Peppiatt trouve ici, et c'est tout à son honneur, un bon équilibre entre des références familières qui plairont à ceux qui connaissent le milieu (lui-même, ancien journaliste pour la presse à scandale britannique, est de famille irlandaise, mais il a grandi au Royaume-Uni), tout en incluant aussi le spectateur moins au fait de la culture nord-irlandaise post-Troubles. La musique de Kneecap fait tout de même plus l'effet d'une nouveauté assez improbable ("Quoi ? Un groupe qui rappe en gaélique !") qu'une sous-culture à laquelle on pourrait s'identifier et qui pourrait influer sur les comportements ou sur d'autres mouvements musicaux. L'ascension du groupe fondé par Naoise Ó Cairealláin et Liam Óg Ó Hannaidh survient quand ils s'associent à JJ Ó Dochartaigh, un prof de musique du coin. Naoise est arrêté et refuse de répondre dans une autre langue que l'irlandais à son interrogatoire.
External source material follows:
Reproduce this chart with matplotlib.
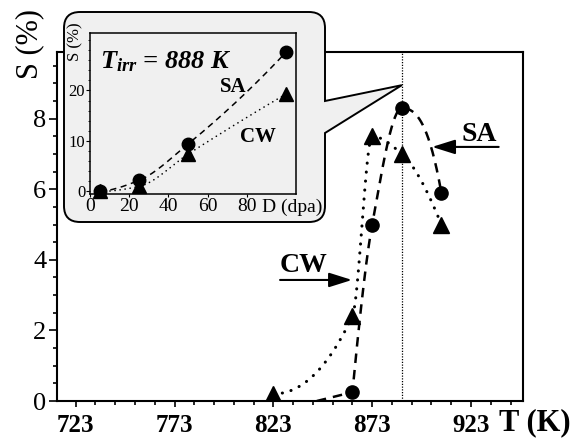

C'est là qu'arrive JJ, qui travaille aussi comme interprète. Pendant l'entretien, ce dernier voit le carnet de Naoise, couvert de rimes et de bouts de chansons. Plus tard, en dehors des locaux de la police, il va le retrouver. Le reste est entré dans l'histoire, sur des rythmes furieux.

Deux éléments secondaires frémissent en arrière-plan. D'abord, une campagne publique est en cours pour faire reconnaître l'irlandais comme une des langues officielles du Royaume-Uni bien que très peu de gens le parlent vraiment (dans le scénario, cette sous-intrigue est représentée par la femme de JJ, Caitlin, jouée par Fionnuala Flaherty). Ensuite, bien que le conflit se soit calmé, certains soldats républicains (représentés par le père que Naoise ne voit plus, Arlo, incarné par nul autre que Michael Fassbender) sont encore actifs, de même que les gangs criminels qui recourent régulièrement à la pratique consistant à tirer une balle dans le genou auquel le groupe de rap a emprunté son nom plutôt punk.

Ce qui convainc dans ce film, au-delà de son aura d'importance culturelle (qui a sûrement contribué à séduire ses financeurs publics britanniques et irlandais), c'est le fait qu'il n'a pas froid aux yeux et rend sans rien censurer l'attitude provocante de Kneecap, tout en reliant l'histoire du groupe au hip-hop au niveau mondial en ce qu'il existe toujours dans les insterstices entre plusieurs zones sensibles de la société. Les paroles de leurs chansons célèbrent la vie de gangster à Belfast et les drogues – le deal, la consommation, les guerres de gangs, la violence –, en somme tout ce que les forces conservatrices ont en horreur, sauf qu'elles offrent aussi une représentation de la langue irlandaise qui peut mobiliser les jeunes dans le sens de ceux qui la défendent ainsi que l'héritage nationaliste sur la place publique. Si l'irlandais a plus de vitalité et d'impact sur des rythmes de trap qu'exprimé par des paroles folkloriques accompagnées de violons, eh bien c'est sa chance de perdurer, plaide fièrement le film de Peppiatt.

Kneecap est une coproduction entre le Royaume-Uni et l'Irlande qui a réuni les efforts de Fine Point Films, Mother Tongues Films et Wildcard Distribution. Les ventes internationales du film sont gérées par Charades.